The lure of the cheese scone
4,000 heads of wooden peg dolls need to be painted. But how…there are only 24 hours in a day… It was clearly time to deploy…
The Cheese Scone Strategy.
The promise of freshly-baked cheese scones, cakes (coffee, Victoria Sponge, brownies), real coffee and tea lured over 30 Priory folk - even those who declared that they could not paint - in for a truly convivial morning applying paint to timber.
But why? you may ask.
Well, Christmas is coming, and this year everyone’s invited to ‘Join the Christmas Story’ at Great Malvern Priory. The idea comes from the French (Provencal) Nativity, where terracotta ‘Santon’, which translates as ‘little saints’, are added to a standard Nativity scene. They’re the ordinary people, coming to worship Jesus, the new-born Son of God, at the stable. So there may be the baker, the traveller, the drummer boy, the soldier, the young couple; there are hundreds of different Santon.

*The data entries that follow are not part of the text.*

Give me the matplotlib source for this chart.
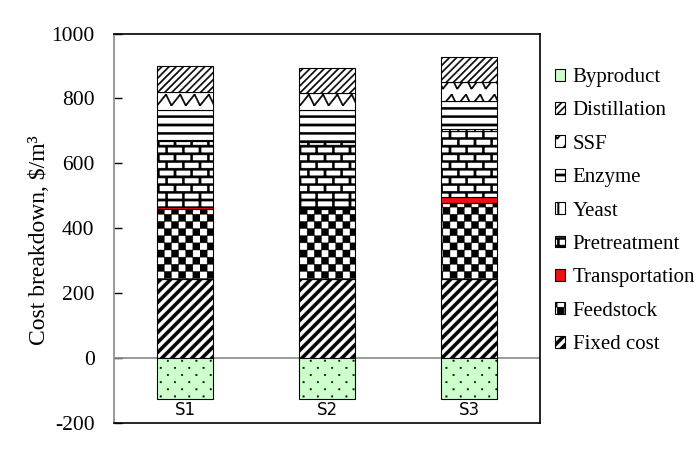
import warnings
warnings.filterwarnings('ignore')
import numpy as np
import matplotlib
matplotlib.use('Agg')
import matplotlib.pyplot as plt
import matplotlib.hatch as mhatch
from matplotlib.path import Path
from matplotlib.patches import Patch

# ---------------- data ----------------
categories = ['S1', 'S2', 'S3']
fixed_cost = [245, 245, 245]
feedstock = [214, 213, 233]
transportation = [5, 5, 17]
pretreatment = [205, 202, 205]
yeast = [4, 4, 5]
enzyme = [92, 96, 86]
ssf = [54, 51, 61]
distillation = [80, 79, 76]
byproduct = [-125, -125, -125]

series_names = ['Fixed cost', 'Feedstock', 'Transportation', 'Pretreatment',
                'Yeast', 'Enzyme', 'SSF', 'Distillation']
series_values = [fixed_cost, feedstock, transportation, pretreatment,
                 yeast, enzyme, ssf, distillation]
legend_order = ['Byproduct', 'Distillation', 'SSF', 'Enzyme', 'Yeast',
                'Pretreatment', 'Transportation', 'Feedstock', 'Fixed cost']
yticks = [-200, 0, 200, 400, 600, 800, 1000]


# ---------------- custom hatch textures ----------------
def _seg(p, q, t):
    p = np.asarray(p, float)
    q = np.asarray(q, float)
    d = q - p
    n = np.array([-d[1], d[0]])
    n = n / np.hypot(*n) * t / 2
    return np.array([p + n, q + n, q - n, p - n])


def _rect(x0, y0, x1, y1):
    return np.array([[x0, y0], [x1, y0], [x1, y1], [x0, y1]], float)


def _diag(period, t):
    out = []
    k = int(np.ceil(1.3 / period)) + 1
    for i in range(-k, k + 1):
        c = i * period
        out.append(_seg((-0.3, -0.3 + c), (1.3, 1.3 + c), t))
    return out


def _hlines(n, t):
    return [_rect(-0.05, k / n - t / 2, 1.05, k / n + t / 2) for k in range(n + 1)]


def _vlines(n, t):
    return [_rect(k / n - t / 2, -0.05, k / n + t / 2, 1.05) for k in range(n + 1)]


def _checker(n):
    out = []
    s = 1.0 / n
    for i in range(n):
        for j in range(n):
            if (i + j) % 2 == 0:
                out.append(_rect(i * s, j * s, (i + 1) * s, (j + 1) * s))
    return out


def _bricks(rows, cols, t):
    out = _hlines(rows, t)
    h = 1.0 / rows
    w = 1.0 / cols
    for r in range(rows):
        off = 0.0 if r % 2 == 0 else 0.5
        for c in range(-1, cols + 1):
            xx = (c + off) * w
            out.append(_rect(xx - t / 2, r * h, xx + t / 2, (r + 1) * h))
    return out


def _zigzag(rows, per, amp, t):
    out = []
    h = 1.0 / rows
    p = 1.0 / per
    for r in range(rows + 1):
        y0 = r * h - amp / 2
        for c in range(-1, per + 1):
            x0 = c * p
            out.append(_seg((x0, y0), (x0 + 0.62 * p, y0 + amp), t))
            out.append(_seg((x0 + 0.62 * p, y0 + amp), (x0 + p, y0), t))
    return out


def _dots(rows, cols, s):
    out = []
    h = 1.0 / rows
    w = 1.0 / cols
    for r in range(rows + 1):
        off = 0.25 if r % 2 == 0 else 0.75
        for c in range(-1, cols + 1):
            cx = (c + off) * w
            cy = (r + 0.5) * h
            out.append(_rect(cx - s / 2, cy - s / 2, cx + s / 2, cy + s / 2))
    return out


_BUILDERS = {
    'A': lambda: _diag(0.1, 0.032),          # fixed cost: thick diagonals
    'B': lambda: _checker(14),               # feedstock: checkerboard
    'C': lambda: _bricks(13, 6, 0.022),      # pretreatment: bricks
    'D': lambda: _vlines(12, 0.015),         # yeast: vertical lines
    'E': lambda: _hlines(12, 0.022),         # enzyme: horizontal lines
    'F': lambda: _zigzag(6, 7, 0.11, 0.013), # SSF: zigzag
    'G': lambda: _diag(1 / 14, 0.012),       # distillation: thin diagonals
    'H': lambda: _dots(14, 7, 0.014),        # byproduct: dots
}
_CACHE = {}


class _CustomHatch(mhatch.HatchPatternBase):
    def __init__(self, hatch, density):
        self.items = []
        for ch, builder in _BUILDERS.items():
            if hatch and ch in hatch:
                if ch not in _CACHE:
                    _CACHE[ch] = builder()
                self.items.extend(_CACHE[ch])
        self.num_vertices = sum(len(v) + 1 for v in self.items)

    def set_vertices_and_codes(self, vertices, codes):
        i = 0
        for v in self.items:
            n = len(v)
            vertices[i:i + n] = v
            codes[i] = Path.MOVETO
            codes[i + 1:i + n] = Path.LINETO
            i += n
            vertices[i] = v[0]
            codes[i] = Path.CLOSEPOLY
            i += 1


mhatch._hatch_types.append(_CustomHatch)

HATCH = {'Fixed cost': 'A', 'Feedstock': 'B', 'Transportation': None,
         'Pretreatment': 'C', 'Yeast': 'D', 'Enzyme': 'E', 'SSF': 'F',
         'Distillation': 'G', 'Byproduct': 'H'}
FACE = {'Transportation': '#EE1111', 'Byproduct': '#CCFFCC'}

# ---------------- figure ----------------
plt.rcParams['font.family'] = ['Liberation Serif', 'DejaVu Serif']
plt.rcParams['axes.unicode_minus'] = False
plt.rcParams['hatch.linewidth'] = 0.3
plt.rcParams['hatch.color'] = 'black'

fig = plt.figure(figsize=(6.97, 4.55), dpi=100)
ax = fig.add_axes([114 / 697, 1 - 423 / 455, (540 - 114) / 697, (423 - 33.5) / 455])

x = np.arange(len(categories))
width = 0.4
bottom = np.zeros(len(categories))
for name, vals in zip(series_names, series_values):
    vals = np.asarray(vals, float)
    ax.bar(x, vals, width, bottom=bottom, color=FACE.get(name, 'white'),
           edgecolor='black', linewidth=0.8, hatch=HATCH[name], zorder=3)
    bottom += vals
ax.bar(x, byproduct, width, color=FACE['Byproduct'], edgecolor='black',
       linewidth=0.8, hatch=HATCH['Byproduct'], zorder=3)

ax.axhline(0, color='#888888', lw=1.2, zorder=2)
ax.set_xlim(-0.5, len(categories) - 0.5)
ax.set_ylim(yticks[0], yticks[-1])
ax.set_yticks(yticks)
ax.set_xticks(x)
ax.set_xticklabels(categories, fontfamily='DejaVu Sans', fontsize=12)
ax.tick_params(axis='x', length=0, pad=-15.5)
ax.tick_params(axis='y', direction='in', length=6, width=1, color='black',
               labelsize=15.5, pad=14)

for side in ['top', 'right', 'bottom']:
    ax.spines[side].set_color('black')
    ax.spines[side].set_linewidth(1.2)
ax.spines['left'].set_color('#888888')
ax.spines['left'].set_linewidth(1.2)

ax.set_ylabel('Cost breakdown, $/m³', fontsize=17)
ax.yaxis.set_label_coords(-0.15, 0.47)

handles = [Patch(facecolor=FACE.get(n, 'white'), edgecolor='black',
                 linewidth=0.8, hatch=HATCH[n]) for n in legend_order]
fig.legend(handles, legend_order, loc='upper left',
           bbox_to_anchor=(555 / 697, 1 - 68 / 455), frameon=False,
           fontsize=15, handlelength=0.5, handleheight=0.5,
           handletextpad=0.35, labelspacing=0.69, borderpad=0,
           borderaxespad=0)

fig.savefig('out.png', dpi=100)
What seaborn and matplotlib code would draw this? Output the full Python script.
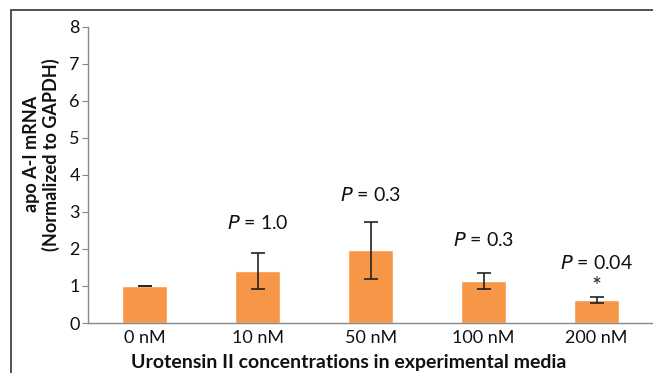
import matplotlib
matplotlib.use('Agg')
import matplotlib.pyplot as plt
import pandas as pd
import seaborn as sns
from matplotlib.patches import Rectangle

# Data
concentrations = ['0 nM', '10 nM', '50 nM', '100 nM', '200 nM']
mrna_means = [1.0, 1.4, 1.97, 1.13, 0.62]
mrna_errors = [0.0, 0.48, 0.77, 0.21, 0.08]
p_labels = ['', '1.0', '0.3', '0.3', '0.04']
p_heights = [0, 2.7, 3.46, 2.24, 1.62]
star_labels = ['', '', '', '', '*']
star_heights = [0, 0, 0, 0, 0.98]

df = pd.DataFrame({'conc': concentrations, 'value': mrna_means, 'err': mrna_errors})

sns.set_style('white')
plt.rcParams['font.family'] = ['Lato', 'DejaVu Sans']

fig = plt.figure(figsize=(6.53, 3.73), dpi=100)
ax = fig.add_axes([0.135, 0.134, 0.865, 0.794])

sns.barplot(data=df, x='conc', y='value', color='#F79646', saturation=1,
            width=0.4, errorbar=None, ax=ax)
ax.errorbar(range(len(df)), df['value'], yerr=df['err'], fmt='none',
            ecolor='#222222', elinewidth=1.2, capsize=5, capthick=1.2)

for i, (lab, h) in enumerate(zip(p_labels, p_heights)):
    if lab:
        ax.text(i, h, r'$\it{P}$ = ' + lab, ha='center', va='center', fontsize=14,
                color='#111111')
for i, (lab, h) in enumerate(zip(star_labels, star_heights)):
    if lab:
        ax.text(i, h, lab, ha='center', va='center', fontsize=17, color='#222222')

ax.set_ylim(0, 8)
ax.set_yticks(range(0, 9))
ax.set_xlim(-0.5, 4.5)
ax.tick_params(axis='both', labelsize=13, length=4, color='#888888', direction='out',
               left=True, bottom=True, labelcolor='#111111', pad=2)
ax.set_xticks([x + 0.5 for x in range(-1, 5)], minor=True)
ax.tick_params(axis='x', which='major', length=0, pad=5)
ax.tick_params(axis='x', which='minor', length=5, color='#888888')
for s in ['top', 'right']:
    ax.spines[s].set_visible(False)
for s in ['left', 'bottom']:
    ax.spines[s].set_color('#888888')
    ax.spines[s].set_linewidth(1)

ax.set_xlabel('Urotensin II concentrations in experimental media', fontsize=14,
              fontweight='bold', labelpad=1, color='#111111')
ax.xaxis.set_label_coords(0.462, -0.105)
ax.set_ylabel('apo A-I mRNA\n(Normalized to GAPDH)', fontsize=13,
              fontweight='bold', labelpad=8, linespacing=1.1, color='#111111')
ax.yaxis.set_label_coords(-0.05, 0.57)

fig.patches.append(Rectangle((11 / 653, -0.05), 1.2, 1 - 10 / 373 + 0.05,
                             transform=fig.transFigure, fill=False,
                             edgecolor='#333333', linewidth=1.2))

fig.savefig('out.png', dpi=100)
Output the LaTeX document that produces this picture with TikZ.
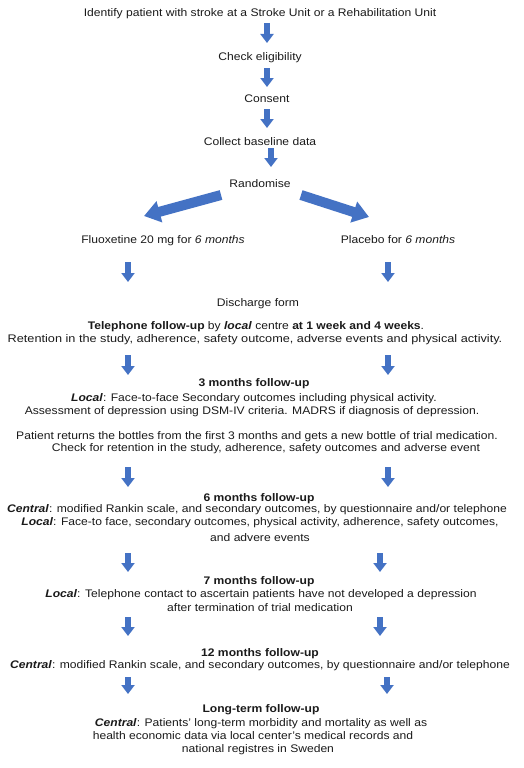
\documentclass[tikz,border=0pt]{standalone}
\usepackage{fontspec}
\setmainfont{Liberation Sans}[FakeStretch=1.1]
\usetikzlibrary{arrows.meta}
\definecolor{arrblue}{HTML}{4472C4}
\definecolor{txt}{HTML}{1A1A1A}
\tikzset{
  ln/.style={anchor=base, inner sep=0pt, text=txt, font=\fontsize{11}{13}\selectfont},
  downarr/.style={draw=arrblue, line width=6.5pt, -{Triangle[width=13pt,length=9pt]}},
  diagarr/.style={draw=arrblue, line width=10pt, -{Triangle[width=21pt,length=16pt]}}
}
\newcommand{\bi}[1]{\textbf{\textit{#1}}}
\begin{document}
\begin{tikzpicture}[x=1pt,y=-1pt]
\useasboundingbox (0,0) rectangle (523,768);
% text lines (baseline = visual centre + 4)
\node[ln] (identify) at (260,17) {Identify patient with stroke at a Stroke Unit or a Rehabilitation Unit};
\node[ln] (check) at (260,60) {Check eligibility};
\node[ln] (consent) at (267,102) {Consent};
\node[ln] (collect) at (260,145) {Collect baseline data};
\node[ln] (random) at (260,187) {Randomise};
\node[ln] (fluox) at (163,243) {Fluoxetine 20 mg for \textit{6 months}};
\node[ln] (placebo) at (398,243) {Placebo for \textit{6 months}};
\node[ln] (discharge) at (258,306) {Discharge form};
\node[ln] (tel1) at (256,329) {\textbf{Telephone follow-up} by \bi{local} centre \textbf{at 1 week and 4 weeks}.};
\node[ln] (tel2) at (255,342) {\scalebox{1.05}[1]{Retention in the study, adherence, safety outcome, adverse events and physical activity.}};
\node[ln] (m3) at (254,386) {\textbf{3 months follow-up}};
\node[ln] (local3) at (254,401) {\bi{Local}: Face-to-face Secondary outcomes including physical activity.};
\node[ln] (assess) at (252,414) {Assessment of depression using DSM-IV criteria. MADRS if diagnosis of depression.};
\node[ln] (patient) at (257,439) {Patient returns the bottles from the first 3 months and gets a new bottle of trial medication.};
\node[ln] (checkret) at (266,451) {Check for retention in the study, adherence, safety outcomes and adverse event};
\node[ln] (m6) at (259,501) {\textbf{6 months follow-up}};
\node[ln] (central6) at (257,512) {\bi{Central}: modified Rankin scale, and secondary outcomes, by questionnaire and/or telephone};
\node[ln] (local6) at (260,525) {\bi{Local}: Face-to face, secondary outcomes, physical activity, adherence, safety outcomes,};
\node[ln] (advere) at (260,541) {and advere events};
\node[ln] (m7) at (259,584) {\textbf{7 months follow-up}};
\node[ln] (local7) at (261,597) {\bi{Local}: Telephone contact to ascertain patients have not developed a depression};
\node[ln] (after) at (260,611) {after termination of trial medication};
\node[ln] (m12) at (260,656) {\textbf{12 months follow-up}};
\node[ln] (central12) at (260,668) {\bi{Central}: modified Rankin scale, and secondary outcomes, by questionnaire and/or telephone};
\node[ln] (lt) at (261,712) {\textbf{Long-term follow-up}};
\node[ln] (centrallt) at (261,726) {\bi{Central}: Patients' long-term morbidity and mortality as well as};
\node[ln] (health) at (253,739) {health economic data via local center's medical records and};
\node[ln] (national) at (258,752) {national registres in Sweden};
% arrow end points
\coordinate (a1s) at (267,23);  \coordinate (a1e) at (267,43);
\coordinate (a2s) at (267,68);  \coordinate (a2e) at (267,87);
\coordinate (a3s) at (267,109); \coordinate (a3e) at (267,128);
\coordinate (a4s) at (271,148); \coordinate (a4e) at (271,167);
\coordinate (dls) at (221,195); \coordinate (dle) at (144,216);
\coordinate (drs) at (301,195); \coordinate (dre) at (369,217);
\foreach \n/\t/\b in {1/262/282, 2/355/375, 3/467/487}{
  \coordinate (l\n s) at (128,\t); \coordinate (l\n e) at (128,\b);
  \coordinate (r\n s) at (388,\t); \coordinate (r\n e) at (388,\b);
}
\foreach \n/\t/\b in {4/553/572, 5/617/636}{
  \coordinate (l\n s) at (128,\t); \coordinate (l\n e) at (128,\b);
  \coordinate (r\n s) at (380,\t); \coordinate (r\n e) at (380,\b);
}
\coordinate (l6s) at (128,677); \coordinate (l6e) at (128,694);
\coordinate (r6s) at (387,677); \coordinate (r6e) at (387,694);
% arrows
\draw[downarr] (a1s) -- (a1e);
\draw[downarr] (a2s) -- (a2e);
\draw[downarr] (a3s) -- (a3e);
\draw[downarr] (a4s) -- (a4e);
\draw[diagarr] (dls) -- (dle);
\draw[diagarr] (drs) -- (dre);
\foreach \n in {1,...,6}{
  \draw[downarr] (l\n s) -- (l\n e);
  \draw[downarr] (r\n s) -- (r\n e);
}
\end{tikzpicture}
\end{document}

What a great idea! How could this transfer to Malvern? Thinking caps were put on and small wooden peg dolls discovered and purchased… a mere 4,000 of them. A professional artist, from the congregation, designed a setting for them. Another member of the congregation repurposed the plywood from the old Priory staging so that a flat ‘plain’ and upright ‘village’ could be painted onto it as a location for the Nativity scene and the Priory’s peg doll ‘people’.
The Children and Families Co-ordinator and the Curate, encouraged by the Vicar, did their best to transfer the design accurately onto the timber, using the time-honoured grid technique. They spent many demanding hours getting covered in glue whilst making the Nativity characters. Then, the announcement was made in the weekly pewsheet and at the 10.30am services. ‘There’ll be tea and coffee, cake and even cheese scones’. The congregation drew breath en masse, just at the prospect of such baked delicacies.
Fast forward to a murky Tuesday November morning and the painting volunteers arrived. Some settled into painting the heads of the 4,000 peg dolls in different skin tone shades (‘how many days will this take?’). Others tackled the ‘painting by numbers’ of the scenery in finest shades from emulsion tester pots ‘Sun Flare’ yellow (#2) ‘Drum Hide’ beige (#1) ‘Hemp cloth’ olive (#5)… you get the picture.
Over by the pigeon-attacked Prince Albert Window, the Priory urn steamed comfortingly, its rumbles masked by the joyful sound of West Gallery Band hymns and shared conversations. And there on the table, stood the tea pots, the cafetieres, the cakes, the brownies the mince pies (yes, in November) … and the cheese scones.
The Cheese Scone Strategy? By mid afternoon, every wooden head had been painted, the scenery was radiant in full technicolour, unsuspecting passing visitors had shared the refreshments. ‘ Would you like a cup of tea or coffee? Decaff? - no problem. Some cake? A scone?’ One enjoyed a slice of cake on his birthday another settled into painting heads with new-found friends. Every slice, every scone disappeared.
It was, as the Vicar said ‘The best morning in quite a few mornings’. Or to quote a Churchwarden ‘Very therapeutic. Almost meditative’.
So watch out for the launch of ‘Join the Christmas Story’ at the Priory Christmas Super Saturday 10-6.30 on 22nd November, which coincides with the switching on of the Christmas Lights in Great Malvern. Everyone’s invited to decorate a peg doll as themselves and place it on the scenery to ‘Join the Christmas Story’. The dolls will be blessed in a short service at Epiphany (4th January 2026, 3pm) and can then be taken home by their creators.
How many of those 4,000 peg dolls will Join the Christmas Story? Watch this space!